# [Task prompt]
Write out each line exactly as given. Leave the pictures out of your copy.

— START OF Information shown —

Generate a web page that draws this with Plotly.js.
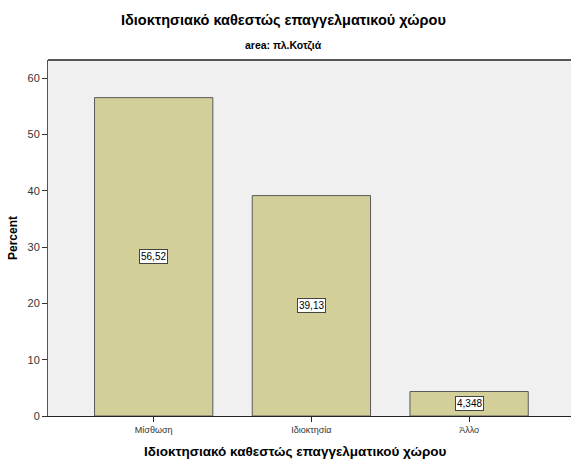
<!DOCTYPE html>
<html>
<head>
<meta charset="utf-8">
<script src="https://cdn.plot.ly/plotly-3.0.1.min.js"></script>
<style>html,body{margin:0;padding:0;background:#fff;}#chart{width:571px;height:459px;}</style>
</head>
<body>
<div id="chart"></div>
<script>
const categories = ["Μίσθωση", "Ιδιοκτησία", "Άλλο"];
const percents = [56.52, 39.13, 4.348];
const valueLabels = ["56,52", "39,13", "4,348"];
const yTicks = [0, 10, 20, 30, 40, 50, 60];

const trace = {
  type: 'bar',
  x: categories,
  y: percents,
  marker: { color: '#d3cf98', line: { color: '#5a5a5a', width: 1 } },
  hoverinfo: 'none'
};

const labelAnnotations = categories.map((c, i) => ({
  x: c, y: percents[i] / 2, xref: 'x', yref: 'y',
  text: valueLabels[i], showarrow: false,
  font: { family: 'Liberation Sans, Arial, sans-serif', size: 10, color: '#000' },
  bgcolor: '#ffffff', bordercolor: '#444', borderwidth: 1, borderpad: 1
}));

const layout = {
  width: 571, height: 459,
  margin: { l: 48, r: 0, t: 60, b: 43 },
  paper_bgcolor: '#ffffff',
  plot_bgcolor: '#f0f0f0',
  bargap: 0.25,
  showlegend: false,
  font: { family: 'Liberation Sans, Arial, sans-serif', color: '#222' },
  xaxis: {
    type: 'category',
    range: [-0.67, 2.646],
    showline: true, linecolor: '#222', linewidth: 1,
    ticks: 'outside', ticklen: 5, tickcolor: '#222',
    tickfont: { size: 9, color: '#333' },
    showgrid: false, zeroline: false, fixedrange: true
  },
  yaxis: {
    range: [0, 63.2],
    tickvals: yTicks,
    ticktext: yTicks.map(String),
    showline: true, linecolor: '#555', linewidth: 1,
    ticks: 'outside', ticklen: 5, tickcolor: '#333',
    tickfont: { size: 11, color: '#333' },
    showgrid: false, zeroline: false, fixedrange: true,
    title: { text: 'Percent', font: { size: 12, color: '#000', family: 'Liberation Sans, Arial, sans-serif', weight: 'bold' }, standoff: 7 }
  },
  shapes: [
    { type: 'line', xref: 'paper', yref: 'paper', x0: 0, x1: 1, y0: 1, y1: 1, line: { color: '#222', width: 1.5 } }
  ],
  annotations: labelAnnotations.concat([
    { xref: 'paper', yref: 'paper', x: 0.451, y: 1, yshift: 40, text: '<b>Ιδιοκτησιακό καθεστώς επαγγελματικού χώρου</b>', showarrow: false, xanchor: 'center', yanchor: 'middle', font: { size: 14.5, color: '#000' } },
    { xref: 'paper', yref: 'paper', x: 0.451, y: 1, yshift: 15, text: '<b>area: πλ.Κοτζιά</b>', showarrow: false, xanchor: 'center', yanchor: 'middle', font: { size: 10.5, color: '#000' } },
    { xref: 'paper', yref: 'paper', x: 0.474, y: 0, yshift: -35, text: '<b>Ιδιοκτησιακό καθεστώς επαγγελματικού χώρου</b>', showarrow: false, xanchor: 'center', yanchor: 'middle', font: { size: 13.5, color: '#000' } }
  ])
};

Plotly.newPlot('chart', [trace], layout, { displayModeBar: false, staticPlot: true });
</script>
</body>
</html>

— END OF Information shown —

# [Task answer]
Generate a web page that draws this with Plotly.js.
<!DOCTYPE html>
<html>
<head>
<meta charset="utf-8">
<script src="https://cdn.plot.ly/plotly-3.0.1.min.js"></script>
<style>html,body{margin:0;padding:0;background:#fff;}#chart{width:571px;height:459px;}</style>
</head>
<body>
<div id="chart"></div>
<script>
const categories = ["Μίσθωση", "Ιδιοκτησία", "Άλλο"];
const percents = [56.52, 39.13, 4.348];
const valueLabels = ["56,52", "39,13", "4,348"];
const yTicks = [0, 10, 20, 30, 40, 50, 60];

const trace = {
  type: 'bar',
  x: categories,
  y: percents,
  marker: { color: '#d3cf98', line: { color: '#5a5a5a', width: 1 } },
  hoverinfo: 'none'
};

const labelAnnotations = categories.map((c, i) => ({
  x: c, y: percents[i] / 2, xref: 'x', yref: 'y',
  text: valueLabels[i], showarrow: false,
  font: { family: 'Liberation Sans, Arial, sans-serif', size: 10, color: '#000' },
  bgcolor: '#ffffff', bordercolor: '#444', borderwidth: 1, borderpad: 1
}));

const layout = {
  width: 571, height: 459,
  margin: { l: 48, r: 0, t: 60, b: 43 },
  paper_bgcolor: '#ffffff',
  plot_bgcolor: '#f0f0f0',
  bargap: 0.25,
  showlegend: false,
  font: { family: 'Liberation Sans, Arial, sans-serif', color: '#222' },
  xaxis: {
    type: 'category',
    range: [-0.67, 2.646],
    showline: true, linecolor: '#222', linewidth: 1,
    ticks: 'outside', ticklen: 5, tickcolor: '#222',
    tickfont: { size: 9, color: '#333' },
    showgrid: false, zeroline: false, fixedrange: true
  },
  yaxis: {
    range: [0, 63.2],
    tickvals: yTicks,
    ticktext: yTicks.map(String),
    showline: true, linecolor: '#555', linewidth: 1,
    ticks: 'outside', ticklen: 5, tickcolor: '#333',
    tickfont: { size: 11, color: '#333' },
    showgrid: false, zeroline: false, fixedrange: true,
    title: { text: 'Percent', font: { size: 12, color: '#000', family: 'Liberation Sans, Arial, sans-serif', weight: 'bold' }, standoff: 7 }
  },
  shapes: [
    { type: 'line', xref: 'paper', yref: 'paper', x0: 0, x1: 1, y0: 1, y1: 1, line: { color: '#222', width: 1.5 } }
  ],
  annotations: labelAnnotations.concat([
    { xref: 'paper', yref: 'paper', x: 0.451, y: 1, yshift: 40, text: '<b>Ιδιοκτησιακό καθεστώς επαγγελματικού χώρου</b>', showarrow: false, xanchor: 'center', yanchor: 'middle', font: { size: 14.5, color: '#000' } },
    { xref: 'paper', yref: 'paper', x: 0.451, y: 1, yshift: 15, text: '<b>area: πλ.Κοτζιά</b>', showarrow: false, xanchor: 'center', yanchor: 'middle', font: { size: 10.5, color: '#000' } },
    { xref: 'paper', yref: 'paper', x: 0.474, y: 0, yshift: -35, text: '<b>Ιδιοκτησιακό καθεστώς επαγγελματικού χώρου</b>', showarrow: false, xanchor: 'center', yanchor: 'middle', font: { size: 13.5, color: '#000' } }
  ])
};

Plotly.newPlot('chart', [trace], layout, { displayModeBar: false, staticPlot: true });
</script>
</body>
</html>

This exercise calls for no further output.